Written problem: Write the data out again, character for character, with no images.

Data:
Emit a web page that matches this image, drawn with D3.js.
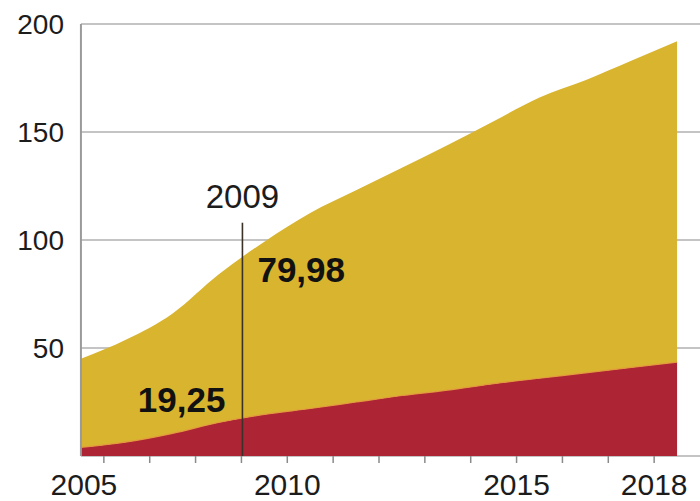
<!DOCTYPE html>
<html>
<head>
<meta charset="utf-8">
<script src="https://cdn.jsdelivr.net/npm/d3@7"></script>
<style>
body{margin:0;background:#fff;}
text{font-family:"Liberation Sans",Arial,sans-serif;}
</style>
</head>
<body>
<svg id="chart" width="700" height="501"></svg>
<script>
// values per year (plotted at mid-year)
let years=[2005,2006,2007,2008,2009,2010,2011,2012,2013,2014,2015,2016,2017,2018];
let redVals=[4,6.5,10.5,15.5,19.25,22,25,28,30.5,33.5,36,38.5,41,43.5];
let yellowVals=[41,47.5,55.5,68.5,79.98,90.5,98,105.5,113.5,121.5,130,135.5,142,148.5];
let yTicks=[50,100,150,200];
let xTickYears=[2006,2007,2008,2009,2010,2011,2012,2013,2014,2015,2016,2017,2018];
let xLabels=[2005,2010,2015,2018];
let markYear=2009;
let markRed="19,25", markYellow="79,98";

let svg=d3.select("#chart");

let x=d3.scaleLinear().domain([2005,2019]).range([58,700]);
let y=d3.scaleLinear().domain([0,200]).range([456,24]);

let rows=years.map((yr,i)=>({year:yr,red:redVals[i],yellow:yellowVals[i]}));
let series=d3.stack().keys(["red","yellow"])(rows);
let cols={red:"#ad2534",yellow:"#d9b42f"};

// gridlines
svg.append("g").selectAll("line").data(yTicks.concat([0])).enter().append("line")
  .attr("x1",x(years[0]+0.5)).attr("x2",700)
  .attr("y1",d=>y(d)).attr("y2",d=>y(d))
  .attr("stroke","#c4c4c4").attr("stroke-width",2);

// areas
let area=d3.area().curve(d3.curveMonotoneX)
  .x(d=>x(d.data.year+0.5)).y0(d=>y(d[0])).y1(d=>y(d[1]));
svg.append("g").selectAll("path").data(series).enter().append("path")
  .attr("d",area).attr("fill",d=>cols[d.key]);

// thin orange seam between the layers
svg.append("path")
  .attr("d",d3.line().curve(d3.curveMonotoneX).x(d=>x(d.data.year+0.5)).y(d=>y(d[1]))(series[0]))
  .attr("fill","none").attr("stroke","#e39a3c").attr("stroke-width",1.2);

// left axis line
svg.append("line").attr("x1",x(years[0]+0.5)).attr("x2",x(years[0]+0.5))
  .attr("y1",y(200)).attr("y2",y(0)).attr("stroke","#9a9a9a").attr("stroke-width",2);

// y labels
svg.append("g").selectAll("text").data(yTicks).enter().append("text")
  .text(d=>d).attr("x",64).attr("y",d=>y(d)+10)
  .attr("text-anchor","end").style("font-size","28px").attr("fill","#1c1c1c");

// x ticks
svg.append("g").selectAll("line").data(xTickYears).enter().append("line")
  .attr("x1",d=>x(d)).attr("x2",d=>x(d)).attr("y1",y(0)).attr("y2",y(0)+7)
  .attr("stroke","#8a8a8a").attr("stroke-width",1.5);

// x labels
svg.append("g").selectAll("text").data(xLabels).enter().append("text")
  .text(d=>d).attr("x",d=>Math.max(x(d),x(years[0]+0.5)+3)).attr("y",495)
  .attr("text-anchor","middle").style("font-size","30px").attr("fill","#1c1c1c");

// 2009 marker
svg.append("line").attr("x1",x(markYear)+1).attr("x2",x(markYear)+1)
  .attr("y1",y(108)).attr("y2",y(0)).attr("stroke","#3a3128").attr("stroke-width",1.6);
svg.append("text").text(markYear).attr("x",x(markYear)+1).attr("y",208)
  .attr("text-anchor","middle").style("font-size","33px").attr("fill","#1c1c1c");
svg.append("text").text(markRed).attr("x",x(markYear)-16).attr("y",412)
  .attr("text-anchor","end").style("font-size","35px").style("font-weight","bold").attr("fill","#111");
svg.append("text").text(markYellow).attr("x",x(markYear)+16).attr("y",282)
  .attr("text-anchor","start").style("font-size","35px").style("font-weight","bold").attr("fill","#111");
</script>
</body>
</html>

Solution for this problem:
Emit a web page that matches this image, drawn with D3.js.
<!DOCTYPE html>
<html>
<head>
<meta charset="utf-8">
<script src="https://cdn.jsdelivr.net/npm/d3@7"></script>
<style>
body{margin:0;background:#fff;}
text{font-family:"Liberation Sans",Arial,sans-serif;}
</style>
</head>
<body>
<svg id="chart" width="700" height="501"></svg>
<script>
// values per year (plotted at mid-year)
let years=[2005,2006,2007,2008,2009,2010,2011,2012,2013,2014,2015,2016,2017,2018];
let redVals=[4,6.5,10.5,15.5,19.25,22,25,28,30.5,33.5,36,38.5,41,43.5];
let yellowVals=[41,47.5,55.5,68.5,79.98,90.5,98,105.5,113.5,121.5,130,135.5,142,148.5];
let yTicks=[50,100,150,200];
let xTickYears=[2006,2007,2008,2009,2010,2011,2012,2013,2014,2015,2016,2017,2018];
let xLabels=[2005,2010,2015,2018];
let markYear=2009;
let markRed="19,25", markYellow="79,98";

let svg=d3.select("#chart");

let x=d3.scaleLinear().domain([2005,2019]).range([58,700]);
let y=d3.scaleLinear().domain([0,200]).range([456,24]);

let rows=years.map((yr,i)=>({year:yr,red:redVals[i],yellow:yellowVals[i]}));
let series=d3.stack().keys(["red","yellow"])(rows);
let cols={red:"#ad2534",yellow:"#d9b42f"};

// gridlines
svg.append("g").selectAll("line").data(yTicks.concat([0])).enter().append("line")
  .attr("x1",x(years[0]+0.5)).attr("x2",700)
  .attr("y1",d=>y(d)).attr("y2",d=>y(d))
  .attr("stroke","#c4c4c4").attr("stroke-width",2);

// areas
let area=d3.area().curve(d3.curveMonotoneX)
  .x(d=>x(d.data.year+0.5)).y0(d=>y(d[0])).y1(d=>y(d[1]));
svg.append("g").selectAll("path").data(series).enter().append("path")
  .attr("d",area).attr("fill",d=>cols[d.key]);

// thin orange seam between the layers
svg.append("path")
  .attr("d",d3.line().curve(d3.curveMonotoneX).x(d=>x(d.data.year+0.5)).y(d=>y(d[1]))(series[0]))
  .attr("fill","none").attr("stroke","#e39a3c").attr("stroke-width",1.2);

// left axis line
svg.append("line").attr("x1",x(years[0]+0.5)).attr("x2",x(years[0]+0.5))
  .attr("y1",y(200)).attr("y2",y(0)).attr("stroke","#9a9a9a").attr("stroke-width",2);

// y labels
svg.append("g").selectAll("text").data(yTicks).enter().append("text")
  .text(d=>d).attr("x",64).attr("y",d=>y(d)+10)
  .attr("text-anchor","end").style("font-size","28px").attr("fill","#1c1c1c");

// x ticks
svg.append("g").selectAll("line").data(xTickYears).enter().append("line")
  .attr("x1",d=>x(d)).attr("x2",d=>x(d)).attr("y1",y(0)).attr("y2",y(0)+7)
  .attr("stroke","#8a8a8a").attr("stroke-width",1.5);

// x labels
svg.append("g").selectAll("text").data(xLabels).enter().append("text")
  .text(d=>d).attr("x",d=>Math.max(x(d),x(years[0]+0.5)+3)).attr("y",495)
  .attr("text-anchor","middle").style("font-size","30px").attr("fill","#1c1c1c");

// 2009 marker
svg.append("line").attr("x1",x(markYear)+1).attr("x2",x(markYear)+1)
  .attr("y1",y(108)).attr("y2",y(0)).attr("stroke","#3a3128").attr("stroke-width",1.6);
svg.append("text").text(markYear).attr("x",x(markYear)+1).attr("y",208)
  .attr("text-anchor","middle").style("font-size","33px").attr("fill","#1c1c1c");
svg.append("text").text(markRed).attr("x",x(markYear)-16).attr("y",412)
  .attr("text-anchor","end").style("font-size","35px").style("font-weight","bold").attr("fill","#111");
svg.append("text").text(markYellow).attr("x",x(markYear)+16).attr("y",282)
  .attr("text-anchor","start").style("font-size","35px").style("font-weight","bold").attr("fill","#111");
</script>
</body>
</html>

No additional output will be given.